Sunday 23 January 2011

Feckless liturgy

The form of the Baptism service which we use in this parish is the shortest and most simple which the Church of England allows. This is in part because (during a single five year term as a member of the General Synod) I had a hand in making some of the more simple variations possible in our Common Worship provision.

I fear (and I see that briefing papers for a debate in the Synod next week also express a fear) that there are many clergy who are using out of date early versions of the Common Worship service which do not include these simpler options or who have up to date books but have never really read the rubrics and notes in the service so are unaware of them.

We’ve gone further. We’ve carefully divided the service into four (each part with its own heading and picture) so that people can navigate through it easily at preparation sessions and on the day. We gather around the Bible. We turn to Christ. We Baptise. We are sent to live as Christians in the world. We could do even more with the four related symbols (book, cross, water and light) and related movement around the building, and sometimes do so.

I was told recently about a priest who had a ribbon for each godparent to represent a prayer, which were then tied together for the baby to have.

So, it seems to me that a simple service is in fact already possible, its presentation can be clear, and creative ideas can be incorporated into it.

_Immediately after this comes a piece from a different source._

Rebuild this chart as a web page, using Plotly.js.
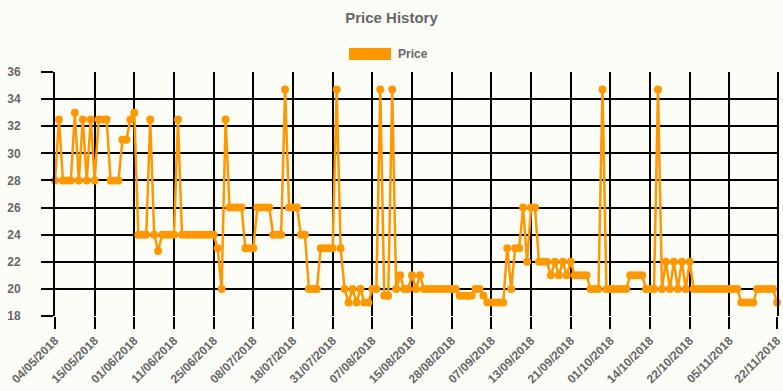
<!DOCTYPE html>
<html>
<head>
<meta charset="utf-8">
<script src="https://cdn.plot.ly/plotly-3.0.1.min.js"></script>
<style>html,body{margin:0;padding:0;background:#fdfdf8;}#chart{width:783px;height:391px;}</style>
</head>
<body>
<div id="chart"></div>
<script>
// Tick labels (dates) and the record index at which each appears
const tickLabels = ["04/05/2018","15/05/2018","01/06/2018","11/06/2018","25/06/2018","08/07/2018","18/07/2018","31/07/2018","07/08/2018","15/08/2018","28/08/2018","07/09/2018","13/09/2018","21/09/2018","01/10/2018","14/10/2018","22/10/2018","05/11/2018","22/11/2018"];
const tickIndex = [0,10,20,30,40,50,60,70,80,90,100,110,120,130,140,150,160,170,182];

// Price per record
const price = [
28,32.5,28,28,28,33,28,32.5,28,32.5,
28,32.5,32.5,32.5,28,28,28,31,31,32.5,
33,24,24,24,32.5,24,22.8,24,24,24,
24,32.5,24,24,24,24,24,24,24,24,
24,23,20,32.5,26,26,26,26,23,23,
23,26,26,26,26,24,24,24,34.7,26,
26,26,24,24,20,20,20,23,23,23,
23,34.7,23,20,19,20,19,20,19,19,
20,20,34.7,19.5,19.5,34.7,20,21,20,20,
21,20,21,20,20,20,20,20,20,20,
20,20,19.5,19.5,19.5,19.5,20,20,19.5,19,
19,19,19,19,23,20,23,23,26,22,
26,26,22,22,22,21,22,21,22,21,
22,21,21,21,21,20,20,20,34.7,20,
20,20,20,20,20,21,21,21,21,20,
20,20,34.7,20,22,20,22,20,22,20,
22,20,20,20,20,20,20,20,20,20,
20,20,20,19,19,19,19,20,20,20,
20,20,19
];
const seriesName = "Price";
const recordIdx = price.map((_, i) => i);

const orange = "#ff9800";
const grey = "#666666";
const fontFam = "Liberation Sans, Arial, sans-serif";

const trace = {
  x: recordIdx,
  y: price,
  type: "scatter",
  mode: "lines+markers",
  name: seriesName,
  line: {color: orange, width: 2.5, shape: "linear"},
  marker: {color: orange, size: 8},
  cliponaxis: false,
  showlegend: false,
  hoverinfo: "skip"
};

const axisCommon = {
  showgrid: true, gridcolor: "#000", gridwidth: 2,
  ticks: "outside", ticklen: 12, tickwidth: 2, tickcolor: "#000",
  zeroline: false, ticklabeloverflow: "allow",
  tickfont: {family: fontFam, size: 12, color: grey, weight: "bold"}
};

const layout = {
  width: 783, height: 391,
  paper_bgcolor: "#fdfdf8", plot_bgcolor: "#fdfdf8",
  margin: {l: 55, r: 6, t: 72, b: 75},
  title: {text: "Price History", font: {family: fontFam, size: 15, color: grey, weight: "bold"},
          x: 0.5, xanchor: "center", y: 1 - 18/391, yref: "container", yanchor: "middle"},
  xaxis: Object.assign({}, axisCommon, {
    range: [-0.0001, 182.0001], tickmode: "array", tickvals: tickIndex, ticktext: tickLabels, tickangle: -45,
    showline: false
  }),
  yaxis: Object.assign({}, axisCommon, {
    range: [18, 36], dtick: 2, tick0: 18, ticklabelstandoff: 18,
    showline: true, linecolor: "#000", linewidth: 2, mirror: true
  }),
  shapes: [{type: "rect", xref: "paper", yref: "paper",
            x0: (349-55)/722, x1: (391-55)/722, y0: (316-60)/244, y1: (316-48)/244,
            fillcolor: orange, line: {width: 0}}],
  annotations: [{text: seriesName, xref: "paper", yref: "paper", x: (396-55)/722, y: (316-54)/244,
                 xanchor: "left", yanchor: "middle", showarrow: false,
                 font: {family: fontFam, size: 12, color: grey, weight: "bold"}}]
};

Plotly.newPlot("chart", [trace], layout, {staticPlot: true, displayModeBar: false});
</script>
</body>
</html>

The Synod debate is being initiated by some of those ministering in deprived areas of Liverpool who are aware of godparents who have not been to preparation sessions and don’t understand the questions they are asked in public, and are aware of unchurched attenders whose attention they see being lost during the extended metaphors of the longest prayers.

They ask for an alternative form of Decision which is less abstract and which confronts parents and godparents more directly with the life choices involved. They ask for a Prayer over the Water like the one already authorised for emergency Baptism. They ask for some texts for the Commission as good examples of the total freedom already allowed in the wording at this point in the service.

We will see if they get any of these things. Meanwhile, the Daily Mail has reported all this under the misleading headline ‘The christening without much Christianity’, and comments there and elsewhere indicate this untruth is already being used as evidence against the Church of England’s faith and integrity.

As it happens I’m also facing a less important dilemma about the paper's choice of headings. The person developing a new website for the parish has e-mailed the Daily Mail and gained permission to reproduce a meditation on the role and example of Joseph (written by Ian Duncan Smith), but in the process had imported a heading attacking ‘feckless fathers’ which rather changes the tone and purpose of such a meditation.

The picture is of patterns on the wall at St Michael’s last week.